• Written request:
Collect each line of the records containing the string "this".

• Data to process:
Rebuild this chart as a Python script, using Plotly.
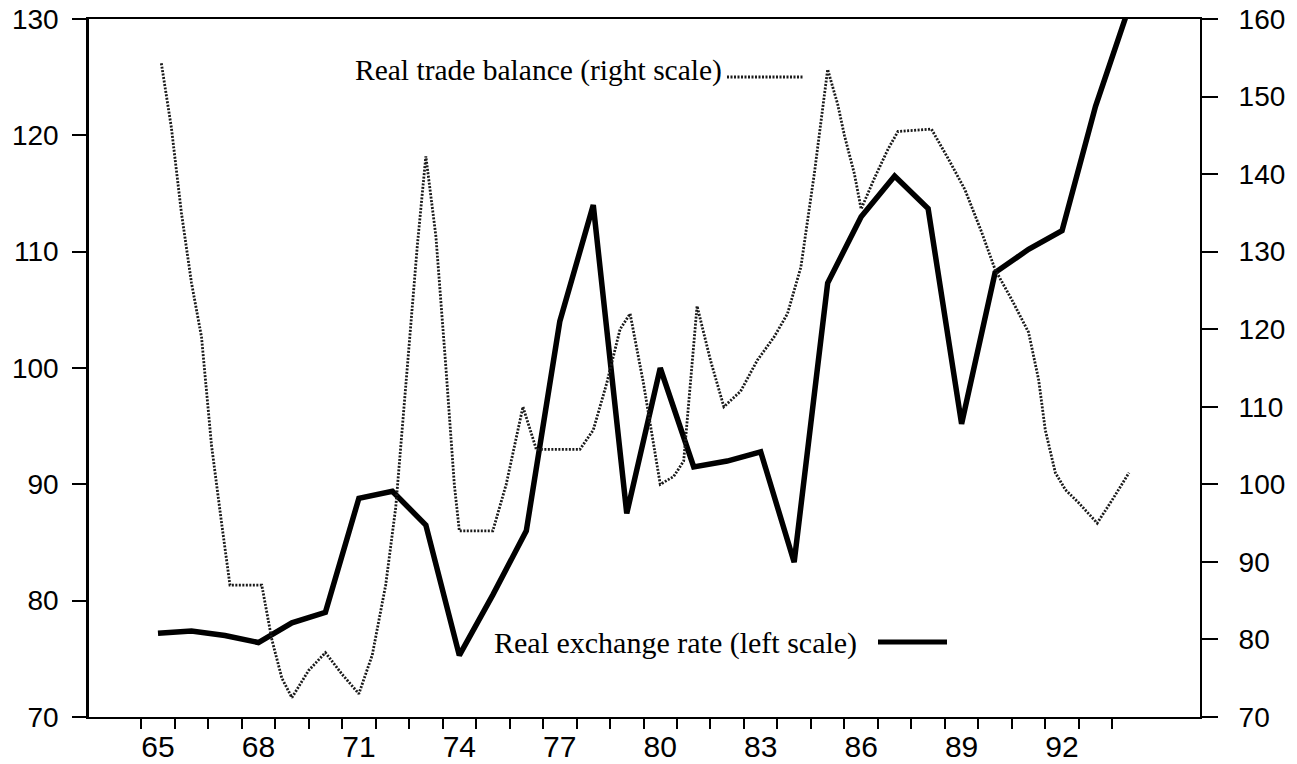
==
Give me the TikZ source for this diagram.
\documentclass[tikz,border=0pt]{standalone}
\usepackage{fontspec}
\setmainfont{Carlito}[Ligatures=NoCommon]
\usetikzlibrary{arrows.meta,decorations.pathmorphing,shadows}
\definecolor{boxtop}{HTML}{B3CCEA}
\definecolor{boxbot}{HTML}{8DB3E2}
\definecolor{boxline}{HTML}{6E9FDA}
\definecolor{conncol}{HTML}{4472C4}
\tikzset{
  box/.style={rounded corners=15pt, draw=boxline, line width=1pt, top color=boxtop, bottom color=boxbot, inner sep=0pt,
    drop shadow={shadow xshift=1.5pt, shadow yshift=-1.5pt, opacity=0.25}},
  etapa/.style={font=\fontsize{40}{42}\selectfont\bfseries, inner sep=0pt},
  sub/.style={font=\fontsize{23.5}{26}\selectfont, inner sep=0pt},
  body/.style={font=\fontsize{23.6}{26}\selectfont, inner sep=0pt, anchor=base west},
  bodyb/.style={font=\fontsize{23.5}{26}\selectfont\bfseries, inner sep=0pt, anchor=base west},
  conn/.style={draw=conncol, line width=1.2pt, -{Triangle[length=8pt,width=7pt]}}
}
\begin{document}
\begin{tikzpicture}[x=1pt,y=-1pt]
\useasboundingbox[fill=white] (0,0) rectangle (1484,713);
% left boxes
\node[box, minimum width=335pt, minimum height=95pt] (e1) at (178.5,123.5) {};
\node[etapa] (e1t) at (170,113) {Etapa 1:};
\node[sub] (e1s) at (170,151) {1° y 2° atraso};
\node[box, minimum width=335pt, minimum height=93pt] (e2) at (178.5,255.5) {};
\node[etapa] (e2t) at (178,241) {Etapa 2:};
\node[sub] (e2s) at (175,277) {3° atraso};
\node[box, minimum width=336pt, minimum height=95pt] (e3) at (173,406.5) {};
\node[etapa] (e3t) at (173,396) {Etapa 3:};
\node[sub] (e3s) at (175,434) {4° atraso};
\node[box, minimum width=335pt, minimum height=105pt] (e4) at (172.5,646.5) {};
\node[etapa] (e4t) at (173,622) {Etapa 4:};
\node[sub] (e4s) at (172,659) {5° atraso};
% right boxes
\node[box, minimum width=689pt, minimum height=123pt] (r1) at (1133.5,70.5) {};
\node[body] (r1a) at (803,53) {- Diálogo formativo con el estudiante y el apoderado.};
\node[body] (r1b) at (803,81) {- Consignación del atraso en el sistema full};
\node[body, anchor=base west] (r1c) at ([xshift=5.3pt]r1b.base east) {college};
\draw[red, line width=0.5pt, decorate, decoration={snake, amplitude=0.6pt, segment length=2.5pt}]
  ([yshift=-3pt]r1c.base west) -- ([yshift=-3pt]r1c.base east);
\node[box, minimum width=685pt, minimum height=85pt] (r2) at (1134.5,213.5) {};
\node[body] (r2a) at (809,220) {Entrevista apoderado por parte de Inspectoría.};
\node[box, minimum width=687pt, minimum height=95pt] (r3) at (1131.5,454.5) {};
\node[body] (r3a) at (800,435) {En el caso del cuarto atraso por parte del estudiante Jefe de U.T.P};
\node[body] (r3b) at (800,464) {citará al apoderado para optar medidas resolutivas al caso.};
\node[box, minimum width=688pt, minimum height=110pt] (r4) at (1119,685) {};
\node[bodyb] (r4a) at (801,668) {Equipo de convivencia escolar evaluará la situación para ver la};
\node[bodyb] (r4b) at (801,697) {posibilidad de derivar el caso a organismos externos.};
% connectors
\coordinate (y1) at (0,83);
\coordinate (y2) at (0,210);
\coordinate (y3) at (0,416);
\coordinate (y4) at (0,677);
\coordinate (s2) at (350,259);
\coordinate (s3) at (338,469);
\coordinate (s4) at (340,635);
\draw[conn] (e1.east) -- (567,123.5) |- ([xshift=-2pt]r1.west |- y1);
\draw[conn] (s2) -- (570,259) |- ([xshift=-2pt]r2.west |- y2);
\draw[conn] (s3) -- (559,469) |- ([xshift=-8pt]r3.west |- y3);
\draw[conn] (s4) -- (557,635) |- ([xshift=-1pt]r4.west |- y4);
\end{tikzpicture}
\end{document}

• Answer below:
Rebuild this chart as a Python script, using Plotly.
Give me the TikZ source for this diagram.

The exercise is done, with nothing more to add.